» **WHAT YOU NEED TO DO**: List all lines of the data containing the word "chart".

» **SOURCE MATERIAL**:
-*-
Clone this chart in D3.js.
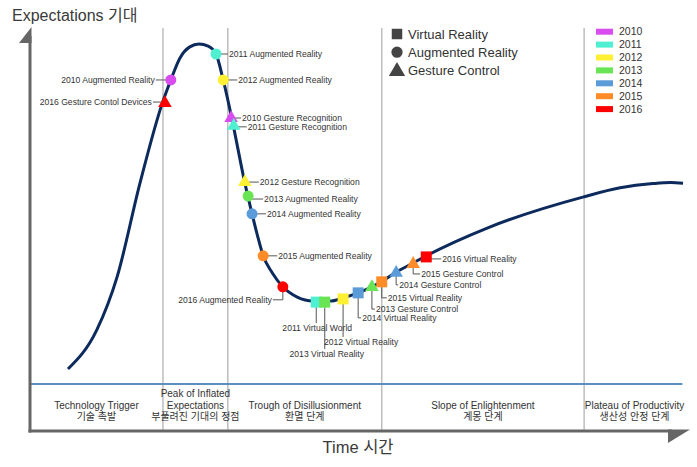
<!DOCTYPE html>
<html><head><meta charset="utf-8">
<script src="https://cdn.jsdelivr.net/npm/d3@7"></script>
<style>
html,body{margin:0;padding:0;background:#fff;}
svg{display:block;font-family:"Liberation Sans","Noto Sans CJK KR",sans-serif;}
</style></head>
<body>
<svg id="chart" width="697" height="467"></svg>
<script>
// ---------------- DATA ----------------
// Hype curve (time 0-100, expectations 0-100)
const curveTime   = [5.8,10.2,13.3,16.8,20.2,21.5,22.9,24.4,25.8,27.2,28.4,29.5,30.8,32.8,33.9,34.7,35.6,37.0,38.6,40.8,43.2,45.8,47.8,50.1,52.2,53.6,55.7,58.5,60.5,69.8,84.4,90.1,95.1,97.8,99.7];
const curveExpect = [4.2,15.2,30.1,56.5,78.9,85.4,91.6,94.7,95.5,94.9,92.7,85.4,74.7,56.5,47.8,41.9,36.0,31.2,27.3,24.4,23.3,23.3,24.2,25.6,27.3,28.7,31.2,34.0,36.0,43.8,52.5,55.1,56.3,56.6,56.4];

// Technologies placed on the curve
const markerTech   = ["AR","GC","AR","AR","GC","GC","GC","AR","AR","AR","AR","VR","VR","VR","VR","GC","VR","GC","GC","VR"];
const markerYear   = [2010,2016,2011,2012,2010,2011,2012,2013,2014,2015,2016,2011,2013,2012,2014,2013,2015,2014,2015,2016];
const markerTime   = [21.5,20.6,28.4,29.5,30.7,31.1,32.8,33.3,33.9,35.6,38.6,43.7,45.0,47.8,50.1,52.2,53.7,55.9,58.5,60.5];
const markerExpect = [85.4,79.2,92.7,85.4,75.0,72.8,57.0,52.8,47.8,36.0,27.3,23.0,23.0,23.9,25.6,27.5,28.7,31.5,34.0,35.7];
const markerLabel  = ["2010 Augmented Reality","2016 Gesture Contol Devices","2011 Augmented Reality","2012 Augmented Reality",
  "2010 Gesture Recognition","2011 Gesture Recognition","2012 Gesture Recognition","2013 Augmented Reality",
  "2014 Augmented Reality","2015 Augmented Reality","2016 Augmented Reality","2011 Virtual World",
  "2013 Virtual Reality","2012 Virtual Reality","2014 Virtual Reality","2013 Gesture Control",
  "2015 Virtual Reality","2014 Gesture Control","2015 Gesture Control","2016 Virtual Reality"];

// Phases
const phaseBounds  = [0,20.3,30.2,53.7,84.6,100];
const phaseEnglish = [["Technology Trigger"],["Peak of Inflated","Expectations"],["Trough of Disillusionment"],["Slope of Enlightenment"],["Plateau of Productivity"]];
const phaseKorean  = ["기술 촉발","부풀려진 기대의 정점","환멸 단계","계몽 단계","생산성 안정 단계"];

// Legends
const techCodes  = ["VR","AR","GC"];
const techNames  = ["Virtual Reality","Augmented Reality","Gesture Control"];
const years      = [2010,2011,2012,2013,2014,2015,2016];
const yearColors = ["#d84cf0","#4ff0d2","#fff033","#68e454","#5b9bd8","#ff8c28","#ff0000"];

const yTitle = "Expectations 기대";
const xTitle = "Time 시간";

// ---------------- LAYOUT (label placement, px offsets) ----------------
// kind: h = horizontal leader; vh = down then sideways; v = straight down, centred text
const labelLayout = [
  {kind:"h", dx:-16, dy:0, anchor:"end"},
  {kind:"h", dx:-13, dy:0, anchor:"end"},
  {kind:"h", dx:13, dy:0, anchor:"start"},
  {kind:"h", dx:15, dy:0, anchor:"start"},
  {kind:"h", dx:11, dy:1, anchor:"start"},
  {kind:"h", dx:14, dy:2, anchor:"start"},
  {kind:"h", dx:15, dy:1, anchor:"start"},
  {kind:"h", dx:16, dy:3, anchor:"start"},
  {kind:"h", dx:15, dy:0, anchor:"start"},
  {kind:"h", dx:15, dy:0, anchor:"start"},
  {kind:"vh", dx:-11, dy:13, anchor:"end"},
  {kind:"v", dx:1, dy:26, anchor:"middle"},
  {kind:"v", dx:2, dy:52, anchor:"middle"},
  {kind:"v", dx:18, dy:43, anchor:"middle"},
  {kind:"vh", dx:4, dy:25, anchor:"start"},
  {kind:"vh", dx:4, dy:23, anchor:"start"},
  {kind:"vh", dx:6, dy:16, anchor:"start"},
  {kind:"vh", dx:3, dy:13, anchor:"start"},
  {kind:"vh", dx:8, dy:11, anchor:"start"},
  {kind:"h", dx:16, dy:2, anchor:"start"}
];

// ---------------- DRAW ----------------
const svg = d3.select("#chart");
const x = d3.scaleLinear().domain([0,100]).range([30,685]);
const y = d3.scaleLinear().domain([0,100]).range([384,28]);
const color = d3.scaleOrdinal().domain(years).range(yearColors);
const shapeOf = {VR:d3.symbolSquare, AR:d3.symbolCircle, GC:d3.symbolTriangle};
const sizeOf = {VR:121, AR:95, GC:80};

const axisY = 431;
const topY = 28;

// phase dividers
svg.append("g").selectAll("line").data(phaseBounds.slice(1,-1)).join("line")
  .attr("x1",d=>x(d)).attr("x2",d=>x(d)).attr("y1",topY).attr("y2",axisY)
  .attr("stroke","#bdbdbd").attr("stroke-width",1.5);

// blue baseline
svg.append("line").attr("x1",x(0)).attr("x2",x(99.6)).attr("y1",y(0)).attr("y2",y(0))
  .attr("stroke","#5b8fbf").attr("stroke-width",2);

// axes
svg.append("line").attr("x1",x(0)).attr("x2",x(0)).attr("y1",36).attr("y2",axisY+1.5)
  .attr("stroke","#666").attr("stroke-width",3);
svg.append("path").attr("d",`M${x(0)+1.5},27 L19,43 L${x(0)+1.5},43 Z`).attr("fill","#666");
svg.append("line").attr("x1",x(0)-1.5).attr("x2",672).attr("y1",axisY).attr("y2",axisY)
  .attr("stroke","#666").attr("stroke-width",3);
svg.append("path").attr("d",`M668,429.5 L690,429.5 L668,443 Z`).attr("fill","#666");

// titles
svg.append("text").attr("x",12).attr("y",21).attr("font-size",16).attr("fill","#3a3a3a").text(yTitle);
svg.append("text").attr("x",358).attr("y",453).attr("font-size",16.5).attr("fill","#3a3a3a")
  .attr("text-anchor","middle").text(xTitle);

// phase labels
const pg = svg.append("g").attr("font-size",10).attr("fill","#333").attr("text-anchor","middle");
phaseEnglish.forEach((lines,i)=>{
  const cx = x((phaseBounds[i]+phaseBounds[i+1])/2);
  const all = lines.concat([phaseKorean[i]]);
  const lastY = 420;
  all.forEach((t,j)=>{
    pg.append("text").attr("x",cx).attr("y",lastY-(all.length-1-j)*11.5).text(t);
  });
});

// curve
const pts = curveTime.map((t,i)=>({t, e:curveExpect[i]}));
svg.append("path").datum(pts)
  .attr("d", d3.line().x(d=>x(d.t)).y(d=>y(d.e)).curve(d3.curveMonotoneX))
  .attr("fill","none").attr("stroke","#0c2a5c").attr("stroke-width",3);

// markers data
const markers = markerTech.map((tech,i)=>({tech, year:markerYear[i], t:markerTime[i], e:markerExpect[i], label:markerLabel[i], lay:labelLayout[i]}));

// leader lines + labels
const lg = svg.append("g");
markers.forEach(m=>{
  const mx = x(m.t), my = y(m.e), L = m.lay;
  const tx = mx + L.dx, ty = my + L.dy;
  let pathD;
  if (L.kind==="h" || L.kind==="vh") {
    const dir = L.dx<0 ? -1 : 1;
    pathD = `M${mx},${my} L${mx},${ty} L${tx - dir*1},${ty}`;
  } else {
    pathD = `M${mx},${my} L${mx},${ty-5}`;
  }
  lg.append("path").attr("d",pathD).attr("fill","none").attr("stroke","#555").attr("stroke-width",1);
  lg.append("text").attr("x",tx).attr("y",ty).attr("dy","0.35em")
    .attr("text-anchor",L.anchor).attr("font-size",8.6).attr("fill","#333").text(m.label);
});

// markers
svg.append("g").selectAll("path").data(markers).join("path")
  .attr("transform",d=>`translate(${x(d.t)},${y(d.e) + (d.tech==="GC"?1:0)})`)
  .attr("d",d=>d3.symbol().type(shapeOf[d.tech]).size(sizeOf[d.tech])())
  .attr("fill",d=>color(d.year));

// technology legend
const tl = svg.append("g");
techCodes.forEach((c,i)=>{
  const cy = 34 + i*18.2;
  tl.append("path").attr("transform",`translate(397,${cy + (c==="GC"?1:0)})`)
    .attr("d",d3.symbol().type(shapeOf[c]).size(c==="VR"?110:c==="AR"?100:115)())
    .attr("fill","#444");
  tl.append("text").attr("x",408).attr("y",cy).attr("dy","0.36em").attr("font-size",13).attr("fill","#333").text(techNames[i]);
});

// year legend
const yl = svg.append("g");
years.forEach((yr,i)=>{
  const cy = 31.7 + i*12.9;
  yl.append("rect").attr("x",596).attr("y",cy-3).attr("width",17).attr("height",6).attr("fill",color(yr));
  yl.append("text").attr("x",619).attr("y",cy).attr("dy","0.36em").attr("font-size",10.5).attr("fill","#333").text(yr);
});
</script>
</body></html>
-*-
» **TASK RESULT**:
Clone this chart in D3.js.
<svg id="chart" width="697" height="467"></svg>
const svg = d3.select("#chart");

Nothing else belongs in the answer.